If you think of proof of work like ice cream, there are a lot of flavors of proof of work and they may use different algorithms, incentives, pools and other things. But at the end of the day they are all ice cream.
If you think of Proof of stake like Ice cream there are also many flavors. But Proof of stake is more of a “frozen dessert treat” than ice cream. Regular POS has all the different flavors such as randomized block selection, coin age based selection, inflation amount, and a variety of other factors.
But in this proof of stake analogy there are also different types of “frozen dessert treats". There is frozen yogurt, gelato, Sherbet, and a few different subcategories under “frozen dessert treats" which are like ice cream, but different enough they are in a different category.

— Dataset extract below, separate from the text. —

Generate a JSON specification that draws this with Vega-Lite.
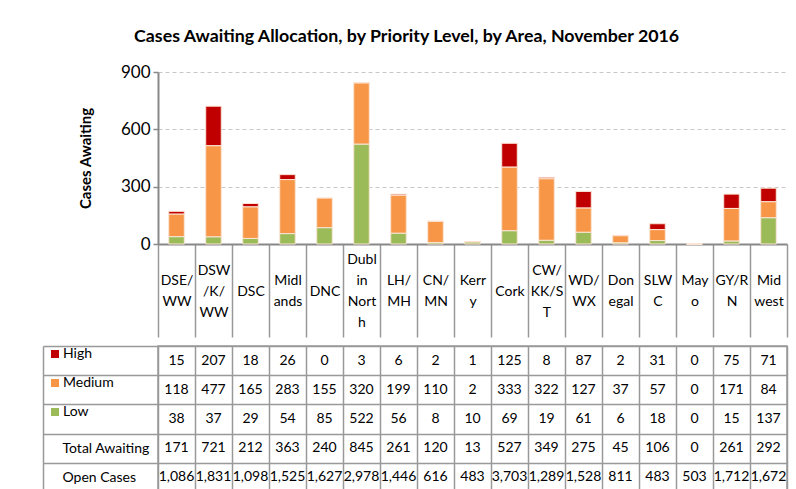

These variations are not always clear and could cause some confusion when purchasing proof of stake coins. So we decided to break down the “different types of staking” in a very general way so you can know the difference and how it applies to you, the investor.
Different Types of Staking
(Regular) Proof of stake
Regular proof of stake uses the same blockchain we are all familiar with. The difference being instead of proof of work like Bitcoin, in Proof of stake ( PoS ) the creator of the next block is chosen via various combinations of random selection and wealth or age (i.e., the stake) not by computing power.
Simple Definition: Coins that anyone can stake with their own wallet.
Examples: Blackcoin, Peercoin, SproutsCoin
Delegated Proof of stake
This consensus mechanism was created by Daniel Larimer in order to solve Bitcoin’s perceived scaling problems. DPOS has proven to scale and is the consensus mechanism behind the 3 most active blockchains running today. It is similar to a democratic process where around 20 representatives are selected as the block producers for a blockchain. If you want to learn more (follow this link).
Simple definition: 20 of the top wallets/people are selected via votes to do staking
Examples: Bitshares, Steemit, EOS
Leased Proof of stake
This consensus mechanism allows for effective pool mining in a regular staking setting. Any user is able to “lease" their coins to quality, well connected nodes which are similar to masternodes. In that, their needs to be a minimum amount leased. The ability for small users to lease their tokens to larger nodes and get more frequent rewards incentivizes small players to participate in this system.
Simple definition: Regular proof of stake except you users can lease staking ability to someone else.
Examples: Waves
Masternode Proof of Stake
A masternode is a well connected node with a set minimum (usually large amount) that must be staked to become a masternode. Masternodes are significantly invested with their large amount at stake so they are considered more trustworthy than a regular node like a Proof of stake consensus mechanism. Masternode staking is usually paired with regular proof of stake or Proof of Work like in DASH.
Simple definition: large stakers get extra privileges and rewards over normal stakers or POW
Zerocoin staking
Zerocoin staking is specific to PIVX cryptocurrency (for now). It is essentially regular proof of stake except its completely anonymous.
Simple definition: anonymous proof of stake.
Example: PIVX
Hopefully these quick explanations of the different categories of staking is helpful in your investment decisions.